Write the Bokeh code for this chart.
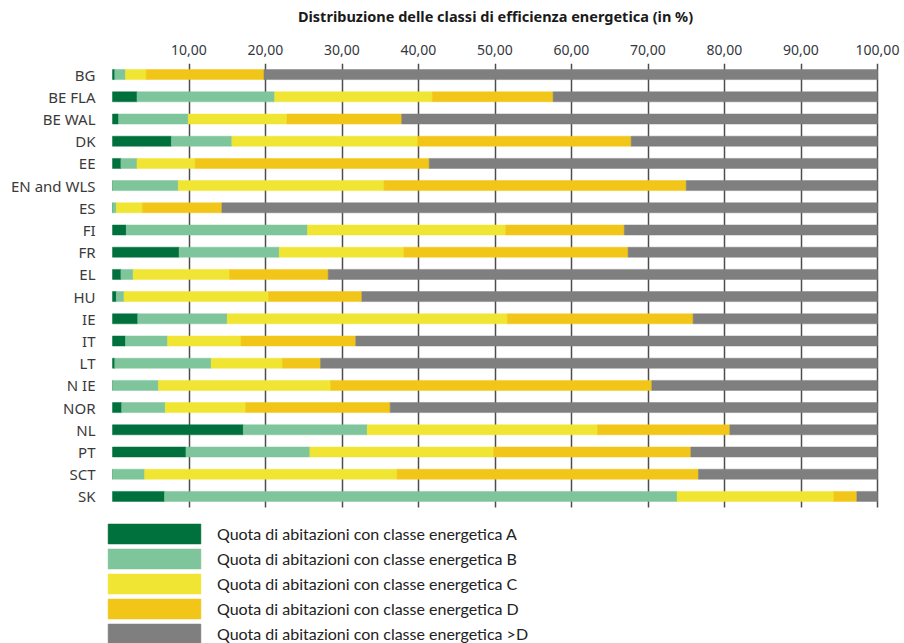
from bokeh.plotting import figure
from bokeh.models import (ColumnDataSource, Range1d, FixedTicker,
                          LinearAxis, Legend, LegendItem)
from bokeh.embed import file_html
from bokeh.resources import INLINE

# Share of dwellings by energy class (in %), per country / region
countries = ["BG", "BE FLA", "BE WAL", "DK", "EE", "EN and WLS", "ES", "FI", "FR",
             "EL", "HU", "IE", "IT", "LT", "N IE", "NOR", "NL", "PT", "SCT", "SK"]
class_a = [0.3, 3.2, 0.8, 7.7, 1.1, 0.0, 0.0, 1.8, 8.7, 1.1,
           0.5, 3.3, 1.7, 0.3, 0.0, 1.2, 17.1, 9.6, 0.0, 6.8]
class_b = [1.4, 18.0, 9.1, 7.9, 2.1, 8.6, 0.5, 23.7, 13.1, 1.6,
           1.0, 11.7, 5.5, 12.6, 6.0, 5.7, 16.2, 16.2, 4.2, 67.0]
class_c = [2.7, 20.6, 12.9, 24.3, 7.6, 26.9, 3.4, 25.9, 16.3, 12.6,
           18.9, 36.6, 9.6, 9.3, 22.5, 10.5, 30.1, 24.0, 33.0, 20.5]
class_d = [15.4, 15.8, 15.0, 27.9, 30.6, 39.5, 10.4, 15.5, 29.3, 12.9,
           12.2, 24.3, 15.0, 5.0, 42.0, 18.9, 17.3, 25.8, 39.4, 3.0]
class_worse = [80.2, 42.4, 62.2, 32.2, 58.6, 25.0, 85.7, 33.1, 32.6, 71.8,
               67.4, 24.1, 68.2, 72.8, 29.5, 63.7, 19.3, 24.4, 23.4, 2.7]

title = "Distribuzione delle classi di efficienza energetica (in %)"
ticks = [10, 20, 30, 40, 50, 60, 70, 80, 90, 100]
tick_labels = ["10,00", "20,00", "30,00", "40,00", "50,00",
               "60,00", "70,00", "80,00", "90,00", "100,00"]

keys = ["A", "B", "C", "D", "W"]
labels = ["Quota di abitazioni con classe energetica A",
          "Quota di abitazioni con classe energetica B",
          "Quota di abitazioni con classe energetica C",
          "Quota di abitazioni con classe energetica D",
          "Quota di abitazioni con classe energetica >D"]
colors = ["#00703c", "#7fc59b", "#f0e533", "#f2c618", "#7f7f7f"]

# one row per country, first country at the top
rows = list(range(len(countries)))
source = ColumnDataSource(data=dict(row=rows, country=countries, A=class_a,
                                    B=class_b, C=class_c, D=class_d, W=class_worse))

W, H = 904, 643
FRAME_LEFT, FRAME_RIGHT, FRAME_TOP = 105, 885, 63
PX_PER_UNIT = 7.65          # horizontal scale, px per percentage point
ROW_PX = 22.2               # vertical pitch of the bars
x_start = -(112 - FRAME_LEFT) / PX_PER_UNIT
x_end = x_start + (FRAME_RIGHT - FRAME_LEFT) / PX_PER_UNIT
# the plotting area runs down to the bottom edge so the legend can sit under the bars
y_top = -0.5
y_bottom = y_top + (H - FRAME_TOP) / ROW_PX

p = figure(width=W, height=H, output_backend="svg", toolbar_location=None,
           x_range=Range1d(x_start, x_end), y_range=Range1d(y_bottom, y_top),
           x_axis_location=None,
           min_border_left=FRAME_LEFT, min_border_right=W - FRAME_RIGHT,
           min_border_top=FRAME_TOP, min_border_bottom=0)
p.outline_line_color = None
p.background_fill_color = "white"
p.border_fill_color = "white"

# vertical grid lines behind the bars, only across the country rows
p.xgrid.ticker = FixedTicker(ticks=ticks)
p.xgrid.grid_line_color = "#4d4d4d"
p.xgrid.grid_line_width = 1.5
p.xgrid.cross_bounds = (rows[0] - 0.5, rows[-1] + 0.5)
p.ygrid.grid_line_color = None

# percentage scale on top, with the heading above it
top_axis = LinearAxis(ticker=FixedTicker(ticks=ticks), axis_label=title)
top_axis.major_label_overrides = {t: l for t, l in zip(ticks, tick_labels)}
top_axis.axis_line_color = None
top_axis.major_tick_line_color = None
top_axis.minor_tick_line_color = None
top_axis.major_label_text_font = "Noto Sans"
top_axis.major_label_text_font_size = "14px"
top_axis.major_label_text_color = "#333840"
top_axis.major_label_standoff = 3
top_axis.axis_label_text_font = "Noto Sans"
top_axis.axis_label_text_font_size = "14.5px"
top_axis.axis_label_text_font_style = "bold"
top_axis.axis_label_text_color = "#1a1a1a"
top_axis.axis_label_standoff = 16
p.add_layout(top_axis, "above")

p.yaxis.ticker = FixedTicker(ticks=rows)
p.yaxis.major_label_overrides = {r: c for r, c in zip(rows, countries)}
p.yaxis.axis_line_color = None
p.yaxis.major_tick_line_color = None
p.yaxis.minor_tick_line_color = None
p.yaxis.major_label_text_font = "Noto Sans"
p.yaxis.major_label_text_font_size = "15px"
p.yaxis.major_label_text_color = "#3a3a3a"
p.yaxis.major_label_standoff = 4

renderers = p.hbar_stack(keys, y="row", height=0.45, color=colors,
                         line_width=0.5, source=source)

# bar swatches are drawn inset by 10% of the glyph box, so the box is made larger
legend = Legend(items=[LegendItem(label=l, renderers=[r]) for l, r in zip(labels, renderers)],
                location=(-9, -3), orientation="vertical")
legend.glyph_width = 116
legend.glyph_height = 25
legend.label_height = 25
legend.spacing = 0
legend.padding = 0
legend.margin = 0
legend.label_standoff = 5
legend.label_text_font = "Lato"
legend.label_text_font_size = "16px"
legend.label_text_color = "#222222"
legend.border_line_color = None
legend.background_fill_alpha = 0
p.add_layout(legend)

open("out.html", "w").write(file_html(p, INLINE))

.....

## What the task asks
Write out the listing word for word, omitting the pictures it holds.

## Exercise answer
Write the Bokeh code for this chart.
from bokeh.plotting import figure
from bokeh.models import (ColumnDataSource, Range1d, FixedTicker,
                          LinearAxis, Legend, LegendItem)
from bokeh.embed import file_html
from bokeh.resources import INLINE

# Share of dwellings by energy class (in %), per country / region
countries = ["BG", "BE FLA", "BE WAL", "DK", "EE", "EN and WLS", "ES", "FI", "FR",
             "EL", "HU", "IE", "IT", "LT", "N IE", "NOR", "NL", "PT", "SCT", "SK"]
class_a = [0.3, 3.2, 0.8, 7.7, 1.1, 0.0, 0.0, 1.8, 8.7, 1.1,
           0.5, 3.3, 1.7, 0.3, 0.0, 1.2, 17.1, 9.6, 0.0, 6.8]
class_b = [1.4, 18.0, 9.1, 7.9, 2.1, 8.6, 0.5, 23.7, 13.1, 1.6,
           1.0, 11.7, 5.5, 12.6, 6.0, 5.7, 16.2, 16.2, 4.2, 67.0]
class_c = [2.7, 20.6, 12.9, 24.3, 7.6, 26.9, 3.4, 25.9, 16.3, 12.6,
           18.9, 36.6, 9.6, 9.3, 22.5, 10.5, 30.1, 24.0, 33.0, 20.5]
class_d = [15.4, 15.8, 15.0, 27.9, 30.6, 39.5, 10.4, 15.5, 29.3, 12.9,
           12.2, 24.3, 15.0, 5.0, 42.0, 18.9, 17.3, 25.8, 39.4, 3.0]
class_worse = [80.2, 42.4, 62.2, 32.2, 58.6, 25.0, 85.7, 33.1, 32.6, 71.8,
               67.4, 24.1, 68.2, 72.8, 29.5, 63.7, 19.3, 24.4, 23.4, 2.7]

title = "Distribuzione delle classi di efficienza energetica (in %)"
ticks = [10, 20, 30, 40, 50, 60, 70, 80, 90, 100]
tick_labels = ["10,00", "20,00", "30,00", "40,00", "50,00",
               "60,00", "70,00", "80,00", "90,00", "100,00"]

keys = ["A", "B", "C", "D", "W"]
labels = ["Quota di abitazioni con classe energetica A",
          "Quota di abitazioni con classe energetica B",
          "Quota di abitazioni con classe energetica C",
          "Quota di abitazioni con classe energetica D",
          "Quota di abitazioni con classe energetica >D"]
colors = ["#00703c", "#7fc59b", "#f0e533", "#f2c618", "#7f7f7f"]

# one row per country, first country at the top
rows = list(range(len(countries)))
source = ColumnDataSource(data=dict(row=rows, country=countries, A=class_a,
                                    B=class_b, C=class_c, D=class_d, W=class_worse))

W, H = 904, 643
FRAME_LEFT, FRAME_RIGHT, FRAME_TOP = 105, 885, 63
PX_PER_UNIT = 7.65          # horizontal scale, px per percentage point
ROW_PX = 22.2               # vertical pitch of the bars
x_start = -(112 - FRAME_LEFT) / PX_PER_UNIT
x_end = x_start + (FRAME_RIGHT - FRAME_LEFT) / PX_PER_UNIT
# the plotting area runs down to the bottom edge so the legend can sit under the bars
y_top = -0.5
y_bottom = y_top + (H - FRAME_TOP) / ROW_PX

p = figure(width=W, height=H, output_backend="svg", toolbar_location=None,
           x_range=Range1d(x_start, x_end), y_range=Range1d(y_bottom, y_top),
           x_axis_location=None,
           min_border_left=FRAME_LEFT, min_border_right=W - FRAME_RIGHT,
           min_border_top=FRAME_TOP, min_border_bottom=0)
p.outline_line_color = None
p.background_fill_color = "white"
p.border_fill_color = "white"

# vertical grid lines behind the bars, only across the country rows
p.xgrid.ticker = FixedTicker(ticks=ticks)
p.xgrid.grid_line_color = "#4d4d4d"
p.xgrid.grid_line_width = 1.5
p.xgrid.cross_bounds = (rows[0] - 0.5, rows[-1] + 0.5)
p.ygrid.grid_line_color = None

# percentage scale on top, with the heading above it
top_axis = LinearAxis(ticker=FixedTicker(ticks=ticks), axis_label=title)
top_axis.major_label_overrides = {t: l for t, l in zip(ticks, tick_labels)}
top_axis.axis_line_color = None
top_axis.major_tick_line_color = None
top_axis.minor_tick_line_color = None
top_axis.major_label_text_font = "Noto Sans"
top_axis.major_label_text_font_size = "14px"
top_axis.major_label_text_color = "#333840"
top_axis.major_label_standoff = 3
top_axis.axis_label_text_font = "Noto Sans"
top_axis.axis_label_text_font_size = "14.5px"
top_axis.axis_label_text_font_style = "bold"
top_axis.axis_label_text_color = "#1a1a1a"
top_axis.axis_label_standoff = 16
p.add_layout(top_axis, "above")

p.yaxis.ticker = FixedTicker(ticks=rows)
p.yaxis.major_label_overrides = {r: c for r, c in zip(rows, countries)}
p.yaxis.axis_line_color = None
p.yaxis.major_tick_line_color = None
p.yaxis.minor_tick_line_color = None
p.yaxis.major_label_text_font = "Noto Sans"
p.yaxis.major_label_text_font_size = "15px"
p.yaxis.major_label_text_color = "#3a3a3a"
p.yaxis.major_label_standoff = 4

renderers = p.hbar_stack(keys, y="row", height=0.45, color=colors,
                         line_width=0.5, source=source)

# bar swatches are drawn inset by 10% of the glyph box, so the box is made larger
legend = Legend(items=[LegendItem(label=l, renderers=[r]) for l, r in zip(labels, renderers)],
                location=(-9, -3), orientation="vertical")
legend.glyph_width = 116
legend.glyph_height = 25
legend.label_height = 25
legend.spacing = 0
legend.padding = 0
legend.margin = 0
legend.label_standoff = 5
legend.label_text_font = "Lato"
legend.label_text_font_size = "16px"
legend.label_text_color = "#222222"
legend.border_line_color = None
legend.background_fill_alpha = 0
p.add_layout(legend)

open("out.html", "w").write(file_html(p, INLINE))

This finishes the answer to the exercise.